Israel’s history of deceit and provocation in the Golan

The Israeli conquest of the Heights in the final hours of the Six-Day War was the result of an afterthought by Moshe Dayan, then defence minister.
Sunday 08/07/2018
Old tactics. An Israeli soldier attends a planned military drill next to a Merkava Mark IV tank in the Israeli-annexed Golan Heights, last May. (AFP)
Old tactics. An Israeli soldier attends a planned military drill next to a Merkava Mark IV tank in the Israeli-annexed Golan Heights, last May. (AFP)

BEIRUT - The Golan Heights covers more than 1,800 sq.km. The Israeli sector totals 1,200 sq.km, leaving Syria with one-third of the area in the east.
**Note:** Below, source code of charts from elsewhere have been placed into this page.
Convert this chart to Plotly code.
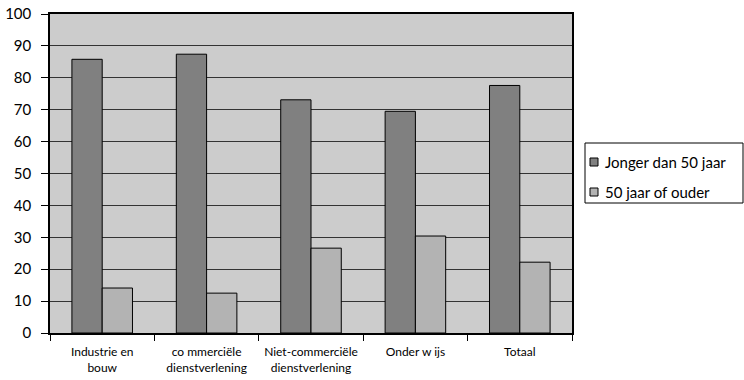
import plotly.graph_objects as go

categories = ["Industrie en<br>bouw", "co mmerciële<br>dienstverlening", "Niet-commerciële<br>dienstverlening", "Onder w ijs", "Totaal"]
jonger = [85.8, 87.4, 73.1, 69.5, 77.6]
ouder = [14.1, 12.5, 26.6, 30.4, 22.2]
series_names = ["Jonger dan 50 jaar", "50 jaar of ouder"]
series_colors = ["#808080", "#b3b3b3"]
y_ticks = [0, 10, 20, 30, 40, 50, 60, 70, 80, 90, 100]

font_family = "Lato, 'Open Sans', sans-serif"

fig = go.Figure()
for vals, name, col in zip([jonger, ouder], series_names, series_colors):
    fig.add_trace(go.Bar(x=categories, y=vals, name=name,
                         marker=dict(color=col, line=dict(color="#000000", width=1))))

W, H = 744, 380
ml, mr, mt, mb = 50, 172, 14, 47
pw, ph = W - ml - mr, H - mt - mb

def px_x(x):
    return (x - ml) / pw

def px_y(y):
    return (H - mb - y) / ph

shapes = []
annotations = []
# legend box
shapes.append(dict(type="rect", xref="paper", yref="paper",
                   x0=px_x(585), x1=px_x(743), y0=px_y(203), y1=px_y(143),
                   line=dict(color="#000000", width=1), fillcolor="white", layer="above"))
for i, (name, col) in enumerate(zip(series_names, series_colors)):
    cy = 162 + 30 * i
    shapes.append(dict(type="rect", xref="paper", yref="paper",
                       x0=px_x(590), x1=px_x(598), y0=px_y(cy + 4), y1=px_y(cy - 4),
                       line=dict(color="#000000", width=1), fillcolor=col, layer="above"))
    annotations.append(dict(xref="paper", yref="paper", x=px_x(603), y=px_y(cy),
                            xanchor="left", yanchor="middle", showarrow=False,
                            text=name, font=dict(size=15, family=font_family, color="#000000")))

fig.update_layout(
    width=W, height=H,
    margin=dict(l=ml, r=mr, t=mt, b=mb, autoexpand=False),
    paper_bgcolor="white",
    plot_bgcolor="#cccccc",
    barmode="group",
    bargap=0.42,
    bargroupgap=0,
    showlegend=False,
    font=dict(family=font_family, color="#000000"),
    shapes=shapes,
    annotations=annotations,
)
fig.update_xaxes(
    type="category", tickson="boundaries", ticks="outside", ticklen=6,
    tickcolor="#000000", showline=True, linecolor="#000000", linewidth=1.5,
    mirror=True, showgrid=False, tickfont=dict(size=12), ticklabelstandoff=7,
    automargin=False,
)
fig.update_yaxes(
    range=[0, 100], tickvals=y_ticks, ticks="outside", ticklen=7,
    tickcolor="#000000", showline=True, linecolor="#000000", linewidth=1.5,
    mirror=True, showgrid=True, gridcolor="#333333", gridwidth=1,
    tickfont=dict(size=15), zeroline=False, ticklabelstandoff=7,
    automargin=False,
)

fig.write_html("out.html")
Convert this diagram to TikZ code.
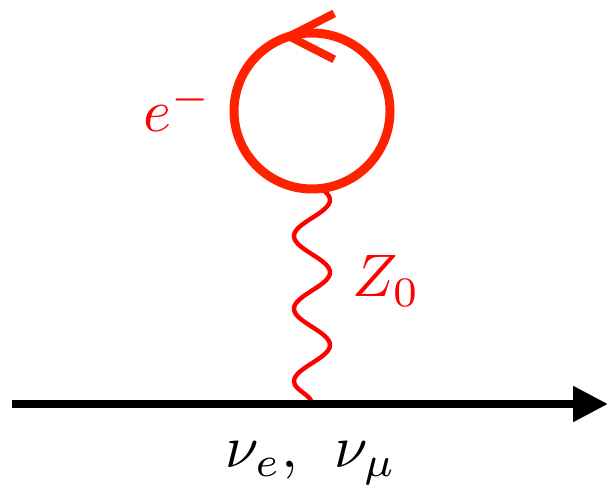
\documentclass[tikz,border=0pt]{standalone}
\usepackage{amsmath}
\usetikzlibrary{calc, positioning}
\usetikzlibrary{arrows.meta}
\usetikzlibrary{decorations.pathmorphing}

\definecolor{loopred}{RGB}{255,34,0}

\tikzset{
  fermion/.style={line width=4pt, -{Triangle[length=17.5pt, width=17pt]}},
  loopline/.style={line width=4.5pt, draw=loopred},
  boson/.style={line width=2.2pt, draw=red, decorate,
    decoration={snake, segment length=36.3pt, amplitude=9pt}},
  lbl/.style={scale=3.0, inner sep=0pt}
}

\begin{document}
\begin{tikzpicture}[x=0.5pt, y=0.5pt]
\def\cx{312}
\def\cy{375}
\def\rad{78}

\useasboundingbox (0,0) rectangle (608,486);

% neutrino line and vertex
\coordinate (nstart) at (12,82);
\coordinate (nend) at (608,82);
\coordinate (vtx) at (\cx,82);

% electron loop
\coordinate (loopc) at (\cx,\cy);
\coordinate (loopbot) at ($(loopc)+(270:\rad)$);
\coordinate (wend) at ($(loopbot)+(0,12)$);
\coordinate (chev) at ($(loopc)+(107:\rad)$);

\draw[boson] (vtx) -- (wend);
\draw[fermion] (nstart) -- (nend);

\draw[loopline, fill=white] (loopc) circle (\rad);
\draw[loopline, line width=4pt] ($(chev)+(45,23)$) -- (chev) -- ($(chev)+(45,-23)$);

\node[lbl, text=red, anchor=base] (elabel) at (178,354) {$e^-$};
\node[lbl, text=red, anchor=base] (zlabel) at (386,189) {$Z_0$};
\node[lbl, anchor=base] (nulabel) at (311,19) {$\nu_e,\;\,\nu_\mu$};

\end{tikzpicture}
\end{document}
The plateau was the first piece of occupied Arab land that Israel colonised in defiance of international law after the Six-Day War, in which it also seized the West Bank from Jordan along with the Gaza Strip and Sinai Peninsula from Egypt.

The first settlers moved in just one month after the conflict. The pace of settlement has been slower than in the West Bank, which hard-line religious Jews claim was bequeathed to them by God. There are only about 22,000 Israelis living in settlements in the Golan.

Even 51 years after the Six-Day War, there are no cities there and the largest population centre is the town of Katzrin, with about 7,000 residents — compared to the estimated 380,000 settlers colonising the West Bank.

Since 1967, the Israelis have taken the line that the Golan is vital to the Jewish state’s security.

Their propaganda line has been that, until the Six-Day War, Syrian artillery routinely shelled helpless Israeli farming settlements in the lush Hula Valley from their vantage point along the rocky escarpment.

It’s ironic that the Israeli conquest of the Heights in the final hours of the Six-Day War was the result of an afterthought by Moshe Dayan, then defence minister. He initially opposed fighting Syria but, at the last minute before a ceasefire took hold, he ordered the Israeli Army to occupy the plateau on the grounds that Israel was vulnerable to shelling from there.

That doesn’t mean much now in the age of missiles but Dayan, one of Israel’s historic war figures, admitted that far from being threatened by the Syrians on the Golan, Israel usually provoked them into shelling to create the myth that Israel, ringed by hostile Arab states, was in a state of constant danger — securing the world’s sympathy.

Dayan told journalist Rami Tal in an off-the-record conversation in 1976, publicly disclosed 21 years later, how “at least 80% of the clashes there (the Golan) started… It went this way: We would send a tractor to plough some area where it wasn’t possible to do anything, in the demilitarised area, and knew in advance the Syrians would start to shoot.

“If they didn’t shoot, we’d tell the tractor to advance further, until in the end the Syrians would get annoyed and shoot. And then we would use artillery and later the air force also, and that’s how it was.”

Tal kept Dayan’s secret until the general died in 1981 when Dayan’s daughter and others convinced him to go public and set the record straight.

Dayan’s admission prompted

F. William Engdahl, a strategic risk consultant and lecturer, to write in the New Eastern Outlook on March 20, 2017: “Today a similar provocation is clearly in motion with provocative, illegal Israeli jet strikes near Damascus and drone attacks in the Golan Heights.

“The new element this time is the decidedly more Israel-friendly stance of the Trump administration compared to that of (Barack) Obama.”